Mas os especialistas acreditam que isto está mudando, em outro efeito salutar da Operação Lava Jato.
“A barreira mental existe, mas está cada vez mais perdendo força, até em um reflexo do contexto atual da nossa sociedade”, diz Machado. “As pessoas estão entendendo que sinalizar discordância com uma situação que elas consideram errada pode ser feito e gera retorno. A situação em que o próprio denunciante vê a si mesmo como um dedo-duro que está deslocado em relação às pessoas com quem convive está mudando.”
Por sua vez, Giovanini afirma que este é um ponto que deve ser abordado pela empresa na hora de explicar como funciona e a que se presta o canal de denúncias.
“Ninguém quer ser identificado como ‘dedo-duro’. Isso é verdade e precisa ser desmistificado desde o momento da implementação do canal”, afirma. “As campanhas iniciais e a comunicação regular precisam abordar esse tema de forma direta e positiva, com o intuito de esclarecer que o uso do canal não se configura em ‘dedurar’ alguém. Essa é uma obrigação do funcionário com a empresa que lhe paga o salário.”

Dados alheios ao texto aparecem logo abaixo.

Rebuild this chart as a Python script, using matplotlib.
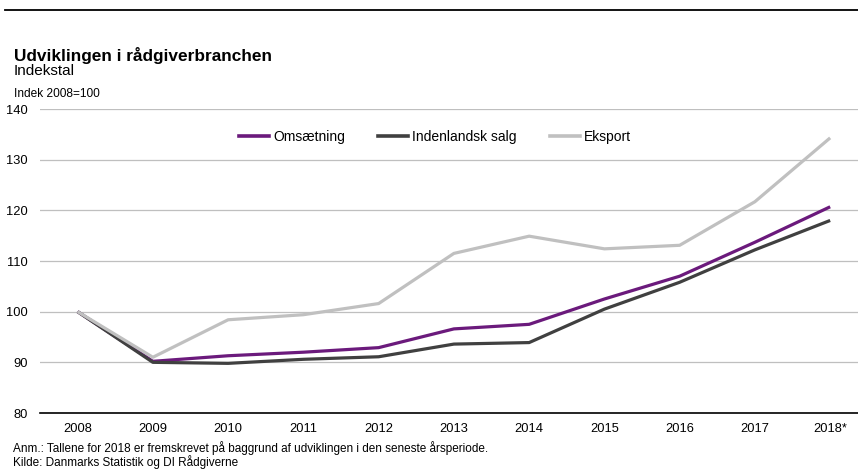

“Além disso, não utilizar o canal de denúncia, caso saiba de algum desvio, pode colocá-lo como conivente ou participante desse desvio”, continua Giovanini. “Sem contar que essa atitude pode lhe imputar riscos às sanções previstas pela empresa, pois, numa investigação, a pessoa que não fez a denúncia pode ser confundida com os infratores.”
Incentivos
As barreiras à realização de denúncias podem levar empresas em considerar a possibilidade de oferecer incentivos a potenciais denunciantes.

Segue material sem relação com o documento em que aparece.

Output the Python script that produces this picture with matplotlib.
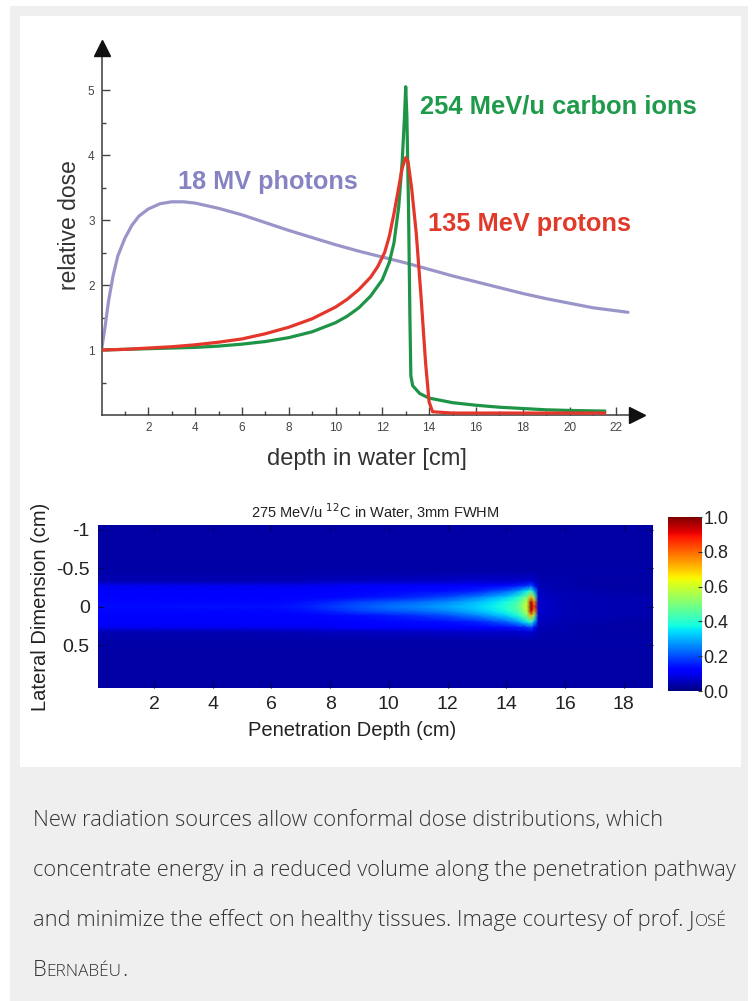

Nos Estados Unidos, por exemplo, ganha força a ideia de se oferecer premiações em dinheiro para funcionários que soem o alarme para irregularidades que podem causar grandes prejuízos para a empresa.
A prática já é utilizada por atores externos, como a SEC, entidade reguladora dos mercados de capitais, que oferece recompensas a funcionários que denunciem irregularidades cometidas por suas próprias empresas.
Nos Estados Unidos, aliás, o papel do denunciante é de forma amenizado pela expressão utilizada para qualificá-lo, “whistleblower”, ou “tocador de apito” – algo bem menos carregado de conotações negativas do que o brasileiro “dedo-duro”.
No Brasil, porém, especialistas acreditam que as empresas podem utilizar o bem comum como um argumento potente a favor dos canais de denúncia.
“O incentivo à utilização dos canais devem ser amarrados à melhoria e o fortalecimento do ambiente de trabalho na organização”, afirma Machado.
“É preciso fazer a devida sensibilização para que se compreendam os benefícios advindos de um canal como esse. Além de prevenir, proteger a empresa e detectar desvios, essa iniciativa beneficia também as pessoas”, diz Giovanini.
“A identificação de desvios permite à empresa excluir ou demitir as pessoas que agem de má-fé, permitindo assim melhores condições para quem age com boa-fé (que normalmente, são a grande maioria). Há uma melhoria no ambiente de trabalho, uma redução dos riscos de penalização da empresa e, consequentemente, maior proteção do empregos dos funcionários, e contribui-se com a ética e integridade, refletindo inclusive na sociedade como um todo.”